* DATA SECTION:

--------------------------------

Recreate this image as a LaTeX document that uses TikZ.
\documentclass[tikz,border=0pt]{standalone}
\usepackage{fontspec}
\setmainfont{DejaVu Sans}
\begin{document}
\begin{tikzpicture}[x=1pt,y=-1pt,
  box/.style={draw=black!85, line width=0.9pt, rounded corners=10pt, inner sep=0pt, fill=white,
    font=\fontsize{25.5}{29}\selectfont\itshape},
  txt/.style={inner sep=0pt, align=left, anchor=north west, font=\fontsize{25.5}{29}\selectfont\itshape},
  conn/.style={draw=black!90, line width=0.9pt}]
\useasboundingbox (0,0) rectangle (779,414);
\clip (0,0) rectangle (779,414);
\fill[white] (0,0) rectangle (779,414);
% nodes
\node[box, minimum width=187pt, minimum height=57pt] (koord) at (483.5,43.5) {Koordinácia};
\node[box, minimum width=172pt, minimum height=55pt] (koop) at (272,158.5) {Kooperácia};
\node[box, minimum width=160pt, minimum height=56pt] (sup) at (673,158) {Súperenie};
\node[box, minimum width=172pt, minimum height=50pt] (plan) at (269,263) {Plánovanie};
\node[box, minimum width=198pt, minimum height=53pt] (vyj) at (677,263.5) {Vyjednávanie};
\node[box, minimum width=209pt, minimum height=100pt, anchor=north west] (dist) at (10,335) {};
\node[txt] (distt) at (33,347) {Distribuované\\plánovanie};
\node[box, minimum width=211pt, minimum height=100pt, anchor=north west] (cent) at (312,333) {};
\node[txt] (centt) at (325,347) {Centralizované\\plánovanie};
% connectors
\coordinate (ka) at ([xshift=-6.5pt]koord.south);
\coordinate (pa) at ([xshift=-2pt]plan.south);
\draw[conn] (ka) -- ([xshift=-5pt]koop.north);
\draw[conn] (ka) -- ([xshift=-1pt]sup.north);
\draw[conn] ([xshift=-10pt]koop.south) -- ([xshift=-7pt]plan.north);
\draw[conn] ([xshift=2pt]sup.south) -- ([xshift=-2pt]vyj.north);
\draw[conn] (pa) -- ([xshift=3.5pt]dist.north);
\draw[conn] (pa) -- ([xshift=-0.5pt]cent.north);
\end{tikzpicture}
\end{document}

--------------------------------

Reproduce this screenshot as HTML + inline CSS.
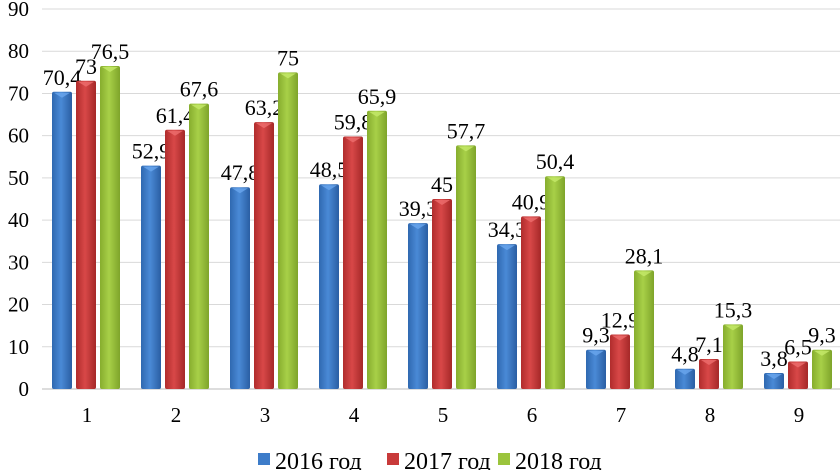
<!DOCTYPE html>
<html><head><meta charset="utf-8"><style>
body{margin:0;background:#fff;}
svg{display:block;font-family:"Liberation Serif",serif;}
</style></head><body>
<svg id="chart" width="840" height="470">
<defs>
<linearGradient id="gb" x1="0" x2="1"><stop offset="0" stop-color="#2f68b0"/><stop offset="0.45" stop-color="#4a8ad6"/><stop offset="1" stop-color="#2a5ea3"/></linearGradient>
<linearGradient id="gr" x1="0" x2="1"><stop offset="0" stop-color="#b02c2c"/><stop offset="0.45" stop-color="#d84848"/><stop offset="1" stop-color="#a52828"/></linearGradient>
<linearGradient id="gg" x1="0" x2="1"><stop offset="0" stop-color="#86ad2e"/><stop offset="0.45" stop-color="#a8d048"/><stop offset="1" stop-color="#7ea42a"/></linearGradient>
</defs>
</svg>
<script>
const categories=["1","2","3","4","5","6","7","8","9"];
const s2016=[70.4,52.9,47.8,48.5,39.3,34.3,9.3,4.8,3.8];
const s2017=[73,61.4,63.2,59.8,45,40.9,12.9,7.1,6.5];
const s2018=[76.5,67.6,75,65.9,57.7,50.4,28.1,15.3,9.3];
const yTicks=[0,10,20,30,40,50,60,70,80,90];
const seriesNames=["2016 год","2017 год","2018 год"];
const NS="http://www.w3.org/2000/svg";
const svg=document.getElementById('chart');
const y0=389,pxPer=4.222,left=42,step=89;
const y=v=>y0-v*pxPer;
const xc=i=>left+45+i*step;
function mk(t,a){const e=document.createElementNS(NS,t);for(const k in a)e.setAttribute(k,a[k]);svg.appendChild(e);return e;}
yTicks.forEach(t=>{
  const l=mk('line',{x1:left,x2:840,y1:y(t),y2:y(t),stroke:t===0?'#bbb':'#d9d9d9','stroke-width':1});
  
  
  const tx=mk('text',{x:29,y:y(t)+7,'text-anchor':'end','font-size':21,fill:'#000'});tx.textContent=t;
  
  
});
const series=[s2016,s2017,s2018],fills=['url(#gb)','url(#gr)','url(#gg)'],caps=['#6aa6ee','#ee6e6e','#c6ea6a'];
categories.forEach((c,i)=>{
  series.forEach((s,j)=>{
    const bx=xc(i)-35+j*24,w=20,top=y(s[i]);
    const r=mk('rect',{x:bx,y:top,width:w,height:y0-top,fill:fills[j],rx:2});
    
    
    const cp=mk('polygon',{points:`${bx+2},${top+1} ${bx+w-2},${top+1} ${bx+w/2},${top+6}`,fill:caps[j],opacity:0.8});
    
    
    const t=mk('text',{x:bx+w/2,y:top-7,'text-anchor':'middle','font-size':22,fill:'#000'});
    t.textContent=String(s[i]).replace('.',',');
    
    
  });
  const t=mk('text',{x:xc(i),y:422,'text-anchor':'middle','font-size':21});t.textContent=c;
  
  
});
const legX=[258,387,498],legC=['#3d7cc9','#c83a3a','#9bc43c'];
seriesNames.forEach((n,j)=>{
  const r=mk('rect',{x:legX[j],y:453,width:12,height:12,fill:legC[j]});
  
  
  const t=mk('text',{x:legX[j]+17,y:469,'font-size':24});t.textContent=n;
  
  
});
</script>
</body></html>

--------------------------------

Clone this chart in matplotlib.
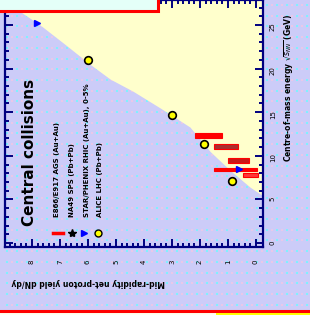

--------------------------------

Collect each line containing the string "chart".

<svg id="chart" width="840" height="470">
const svg=document.getElementById('chart');
Clone this chart in matplotlib.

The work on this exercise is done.